# START OF Data to use

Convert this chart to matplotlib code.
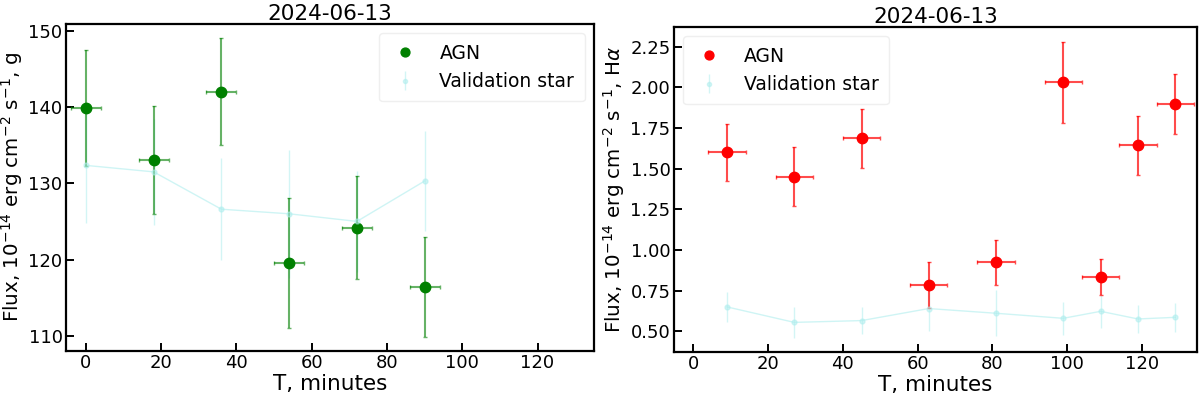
import matplotlib
matplotlib.use("Agg")
import matplotlib.pyplot as plt

# Left panel (g band)
t_g = [0, 18, 36, 54, 72, 90]
agn_g = [139.9, 133.05, 142.0, 119.55, 124.2, 116.4]
agn_g_err = [7.6, 7.1, 7.0, 8.5, 6.8, 6.6]
star_g = [132.35, 131.5, 126.6, 126.0, 125.0, 130.3]
star_g_err = [7.5, 7.0, 6.7, 8.4, 6.6, 6.5]
t_g_err = 4

# Right panel (Halpha)
t_h = [9, 27, 45, 63, 81, 99, 109, 119, 129]
agn_h = [1.60, 1.45, 1.686, 0.783, 0.924, 2.029, 0.836, 1.643, 1.897]
agn_h_err = [0.175, 0.18, 0.18, 0.14, 0.14, 0.25, 0.11, 0.18, 0.185]
star_h = [0.65, 0.555, 0.566, 0.640, 0.611, 0.580, 0.623, 0.576, 0.586]
star_h_err = [0.092, 0.096, 0.085, 0.135, 0.14, 0.10, 0.105, 0.085, 0.09]
t_h_err = 5

title = "2024-06-13"
FS_LABEL = 15.5
FS_YLABEL = 14.3
FS_TICK = 13
FS_LEG = 13.5

plt.rcParams['font.family'] = ['DejaVu Sans']
fig = plt.figure(figsize=(12, 3.97), dpi=100)
ax1 = fig.add_axes([66 / 1200, 1 - 351 / 397, (594 - 66) / 1200, (351 - 24) / 397])
ax2 = fig.add_axes([674 / 1200, 1 - 352 / 397, (1197 - 674) / 1200, (352 - 27) / 397])

STAR_C = 'paleturquoise'


def style(ax):
    for s in ax.spines.values():
        s.set_linewidth(1.6)
    ax.tick_params(direction='in', length=5.5, width=1.4, pad=2.5, labelsize=FS_TICK)


def draw(ax, t, agn, agn_err, terr, star, star_err, col, ecol):
    ax.plot(t, star, '-', color=STAR_C, linewidth=1, alpha=0.6)
    hs = ax.errorbar(t, star, yerr=star_err, fmt='o', color=STAR_C, ecolor=STAR_C,
                     markersize=3.5, elinewidth=1, alpha=0.55)
    ax.errorbar(t, agn, yerr=agn_err, xerr=terr, fmt='none', ecolor=ecol,
                elinewidth=1.5, capsize=1.5)
    ha, = ax.plot(t, agn, 'o', color=col, markersize=7.5, linestyle='none')
    return ha, hs


leg_kw = dict(fontsize=FS_LEG, edgecolor='0.92', borderpad=0.55, handlelength=1.67,
              handletextpad=1.0, markerscale=0.85)

ha, hs = draw(ax1, t_g, agn_g, agn_g_err, t_g_err, star_g, star_g_err, 'green', (0, 0.5, 0, 0.6))
ax1.set_xlim(-5.3, 135)
ax1.set_ylim(108.0, 150.9)
ax1.set_yticks([110, 120, 130, 140, 150])
ax1.set_xticks([0, 20, 40, 60, 80, 100, 120])
ax1.set_xlabel('T, minutes', fontsize=FS_LABEL, labelpad=1)
ax1.set_ylabel(r'Flux, $10^{-14}$ erg cm$^{-2}$ s$^{-1}$, g', fontsize=FS_YLABEL, labelpad=2.5)
ax1.set_title(title, fontsize=FS_LABEL, pad=2)
style(ax1)
ax1.legend([ha, hs], ['AGN', 'Validation star'], loc='upper right', **leg_kw)

ha, hs = draw(ax2, t_h, agn_h, agn_h_err, t_h_err, star_h, star_h_err, 'red', (1, 0, 0, 0.7))
ax2.set_xlim(-5.2, 134.8)
ax2.set_ylim(0.373, 2.37)
ax2.set_yticks([0.5, 0.75, 1.0, 1.25, 1.5, 1.75, 2.0, 2.25])
ax2.set_xticks([0, 20, 40, 60, 80, 100, 120])
ax2.set_xlabel('T, minutes', fontsize=FS_LABEL, labelpad=1)
ax2.set_ylabel(r'Flux, $10^{-14}$ erg cm$^{-2}$ s$^{-1}$, H$\alpha$', fontsize=FS_YLABEL, labelpad=2.5)
ax2.set_title(title, fontsize=FS_LABEL, pad=2)
style(ax2)
ax2.legend([ha, hs], ['AGN', 'Validation star'], loc='upper left', **leg_kw)

fig.savefig('out.png', dpi=100)
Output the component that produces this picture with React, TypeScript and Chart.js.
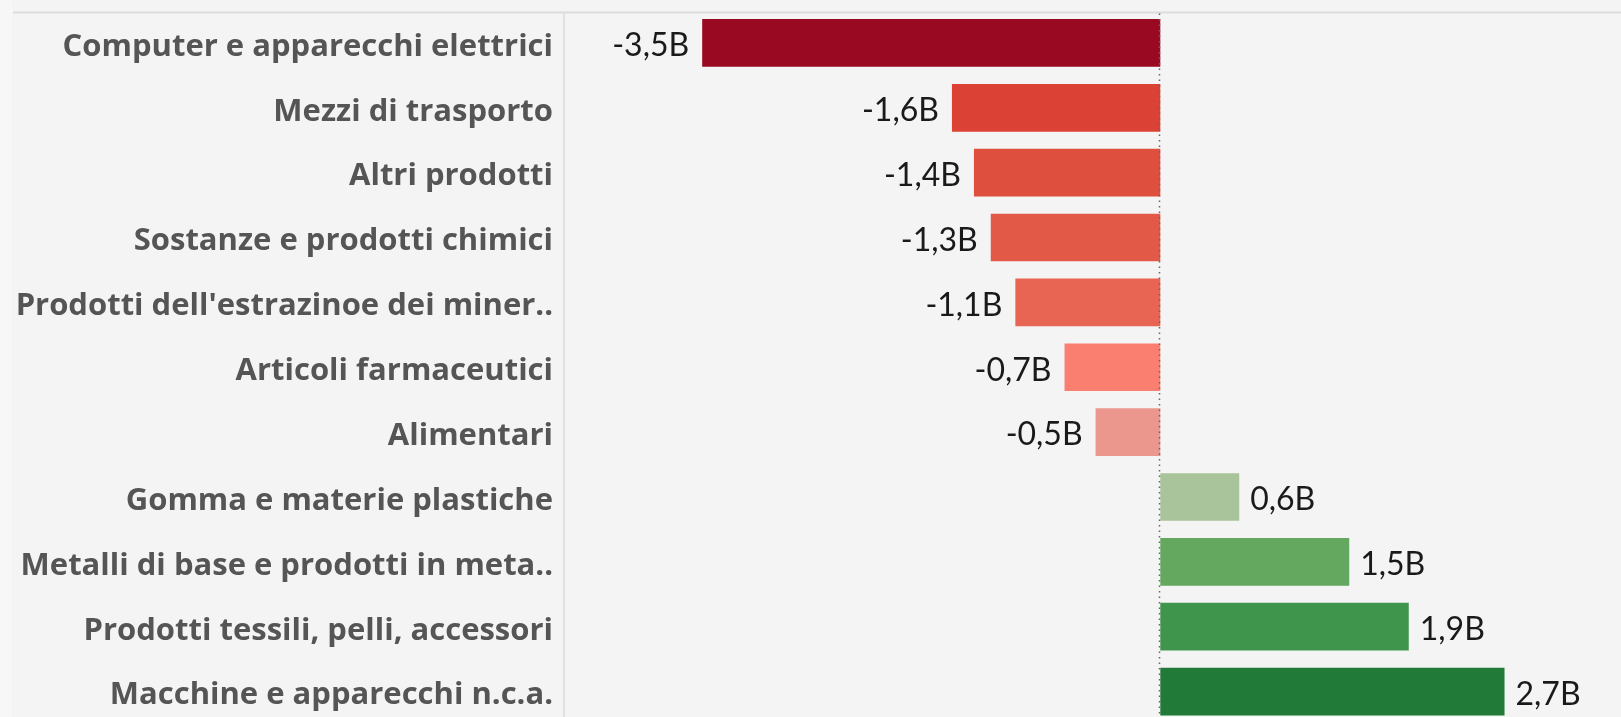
import React, { useEffect, useRef } from "react";
import { Chart, registerables } from "chart.js";

Chart.register(...registerables);

const categories = [
  "Computer e apparecchi elettrici",
  "Mezzi di trasporto",
  "Altri prodotti",
  "Sostanze e prodotti chimici",
  "Prodotti dell'estrazinoe dei miner..",
  "Articoli farmaceutici",
  "Alimentari",
  "Gomma e materie plastiche",
  "Metalli di base e prodotti in meta..",
  "Prodotti tessili, pelli, accessori",
  "Macchine e apparecchi n.c.a.",
];

// billions of euro
const values = [-3.54, -1.61, -1.44, -1.31, -1.12, -0.74, -0.5, 0.61, 1.46, 1.92, 2.66];

const barColors = [
  "#990a22",
  "#db4134",
  "#df4f3d",
  "#e25a47",
  "#e86554",
  "#fa7f71",
  "#eb978e",
  "#a9c49a",
  "#64a75e",
  "#3f954b",
  "#217a38",
];

const X_MIN = -4.6;
const X_MAX = 3.56;

const fmt = (v: number) => v.toFixed(1).replace(".", ",") + "B";

const decorPlugin = {
  id: "decor",
  beforeDraw(chart: any) {
    const { ctx, chartArea, width, height } = chart;
    ctx.save();
    ctx.fillStyle = "#f4f4f4";
    ctx.fillRect(0, 0, width, height);
    ctx.fillStyle = "#f7f7f7";
    ctx.fillRect(0, 0, 12, height);
    // top rule
    ctx.fillStyle = "#dcdcdc";
    ctx.fillRect(13, chartArea.top + 1, width - 13, 2);
    // divider
    ctx.fillStyle = "#e1e1e1";
    ctx.fillRect(chartArea.left - 2, chartArea.top + 1, 2, height);
    ctx.restore();
  },
  afterDatasetsDraw(chart: any) {
    const { ctx, chartArea } = chart;
    const xs = chart.scales.x;
    const x0 = Math.round(xs.getPixelForValue(0)) - 0.5;
    ctx.save();
    ctx.strokeStyle = "#666";
    ctx.lineWidth = 1.5;
    ctx.setLineDash([1.5, 4]);
    ctx.beginPath();
    ctx.moveTo(x0, chartArea.top + 3);
    ctx.lineTo(x0, chart.height);
    ctx.stroke();
    ctx.setLineDash([]);

    // value labels
    const meta = chart.getDatasetMeta(0);
    ctx.font = "400 32px Lato";
    ctx.fillStyle = "#1a1a1a";
    ctx.textBaseline = "middle";
    meta.data.forEach((bar: any, i: number) => {
      const v = values[i];
      if (v < 0) {
        ctx.textAlign = "right";
        ctx.fillText(fmt(v), bar.x - 13, bar.y + 3);
      } else {
        ctx.textAlign = "left";
        ctx.fillText(fmt(v), bar.x + 11, bar.y + 3);
      }
    });
    ctx.restore();
  },
};

export default function App() {
  const ref = useRef<HTMLCanvasElement | null>(null);

  useEffect(() => {
    if (!ref.current) return;
    const chart = new Chart(ref.current, {
      type: "bar",
      data: {
        labels: categories,
        datasets: [
          {
            data: values,
            backgroundColor: barColors,
            borderWidth: 0,
            barPercentage: 0.735,
            categoryPercentage: 1,
          },
        ],
      },
      options: {
        indexAxis: "y",
        animation: false,
        responsive: false,
        maintainAspectRatio: false,
        layout: { padding: { top: 10.5, bottom: 12, left: 0, right: 0 } },
        plugins: {
          legend: { display: false },
          tooltip: { enabled: false },
        },
        scales: {
          x: {
            display: false,
            min: X_MIN,
            max: X_MAX,
          },
          y: {
            grid: { display: false, drawTicks: false },
            border: { display: false },
            ticks: {
              color: "#555555",
              padding: 12,
              labelOffset: 4,
              font: { family: "Open Sans", weight: "bold", size: 31 },
            },
            afterFit: (scale: any) => {
              scale.width = 565;
              scale.paddingTop = 0;
              scale.paddingBottom = 0;
            },
          },
        },
      },
      plugins: [decorPlugin],
    });
    return () => chart.destroy();
  }, []);

  return (
    <div
      style={{
        position: "fixed",
        left: 0,
        top: 0,
        width: 1621,
        height: 717,
        overflow: "hidden",
        background: "#f4f4f4",
      }}
    >
      <canvas ref={ref} width={1621} height={736} style={{ display: "block" }} />
    </div>
  );
}
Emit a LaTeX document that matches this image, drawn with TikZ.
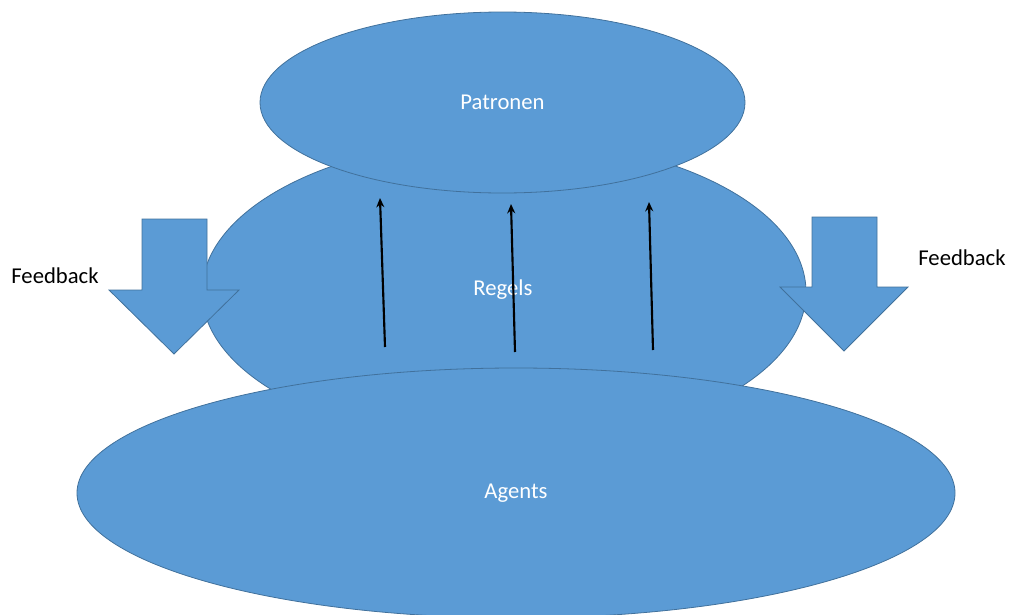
\documentclass[tikz,border=0pt]{standalone}
\usepackage{fontspec}
\setmainfont{Carlito}
\usetikzlibrary{shapes.geometric,arrows.meta}
\definecolor{blfill}{HTML}{5B9BD5}
\definecolor{blline}{HTML}{41719C}
\tikzset{
  blob/.style={ellipse, fill=blfill, draw=blline, line width=0.6pt, inner sep=0pt, text=white, font=\fontsize{17}{20}\selectfont},
  blockarrow/.style={fill=blfill, draw=blline, line width=0.6pt, line join=miter},
  uparrow/.style={draw=black, line width=1.6pt, -{Stealth[length=7pt,width=6pt]}},
  fblabel/.style={text=black, font=\fontsize{17}{20}\selectfont, inner sep=0pt}
}
\begin{document}
\begin{tikzpicture}[x=0.75pt,y=-0.75pt]
\useasboundingbox (0,0) rectangle (1010,614);
\begin{scope}
\clip (0,0) rectangle (1010,614);
% Regels
\node[blob, minimum width=453pt, minimum height=229.5pt] (regels) at (504,292) {};
\node[text=white, font=\fontsize{17}{20}\selectfont] (regelstxt) at (503,290) {Regels};
% Patronen
\node[blob, minimum width=363.75pt, minimum height=135.75pt] (patronen) at (502.5,102.5) {Patronen};
% Agents
\node[blob, minimum width=658.5pt, minimum height=187.5pt] (agents) at (516,493) {Agents};
% left feedback arrow
\draw[blockarrow] (142,219) -- (207,219) -- (207,290) -- (239,290) -- (174,354) coordinate (ltip) -- (109,290) -- (142,290) -- cycle;
% right feedback arrow
\draw[blockarrow] (812,217) -- (877,217) -- (877,287) -- (908,287) -- (844,351) coordinate (rtip) -- (780,287) -- (812,287) -- cycle;
% vertical arrows
\coordinate (a1s) at (385,347);
\coordinate (a1e) at (380,198);
\coordinate (a2s) at (515,352);
\coordinate (a2e) at (511,204);
\coordinate (a3s) at (653,350);
\coordinate (a3e) at (649,202);
\draw[uparrow] (a1s) -- (a1e);
\draw[uparrow] (a2s) -- (a2e);
\draw[uparrow] (a3s) -- (a3e);
\end{scope}
% labels
\node[fblabel] (fbl) at (55,276) {Feedback};
\node[fblabel] (fbr) at (962,258) {Feedback};
\end{tikzpicture}
\end{document}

# END OF Data to use

> [What is asked]:
Please repeat exactly the data above from its first line to the line that contains "FS_LEG = 13.5", inclusive, and leave every picture out.

> [Exercise result]:
Convert this chart to matplotlib code.
import matplotlib
matplotlib.use("Agg")
import matplotlib.pyplot as plt

# Left panel (g band)
t_g = [0, 18, 36, 54, 72, 90]
agn_g = [139.9, 133.05, 142.0, 119.55, 124.2, 116.4]
agn_g_err = [7.6, 7.1, 7.0, 8.5, 6.8, 6.6]
star_g = [132.35, 131.5, 126.6, 126.0, 125.0, 130.3]
star_g_err = [7.5, 7.0, 6.7, 8.4, 6.6, 6.5]
t_g_err = 4

# Right panel (Halpha)
t_h = [9, 27, 45, 63, 81, 99, 109, 119, 129]
agn_h = [1.60, 1.45, 1.686, 0.783, 0.924, 2.029, 0.836, 1.643, 1.897]
agn_h_err = [0.175, 0.18, 0.18, 0.14, 0.14, 0.25, 0.11, 0.18, 0.185]
star_h = [0.65, 0.555, 0.566, 0.640, 0.611, 0.580, 0.623, 0.576, 0.586]
star_h_err = [0.092, 0.096, 0.085, 0.135, 0.14, 0.10, 0.105, 0.085, 0.09]
t_h_err = 5

title = "2024-06-13"
FS_LABEL = 15.5
FS_YLABEL = 14.3
FS_TICK = 13
FS_LEG = 13.5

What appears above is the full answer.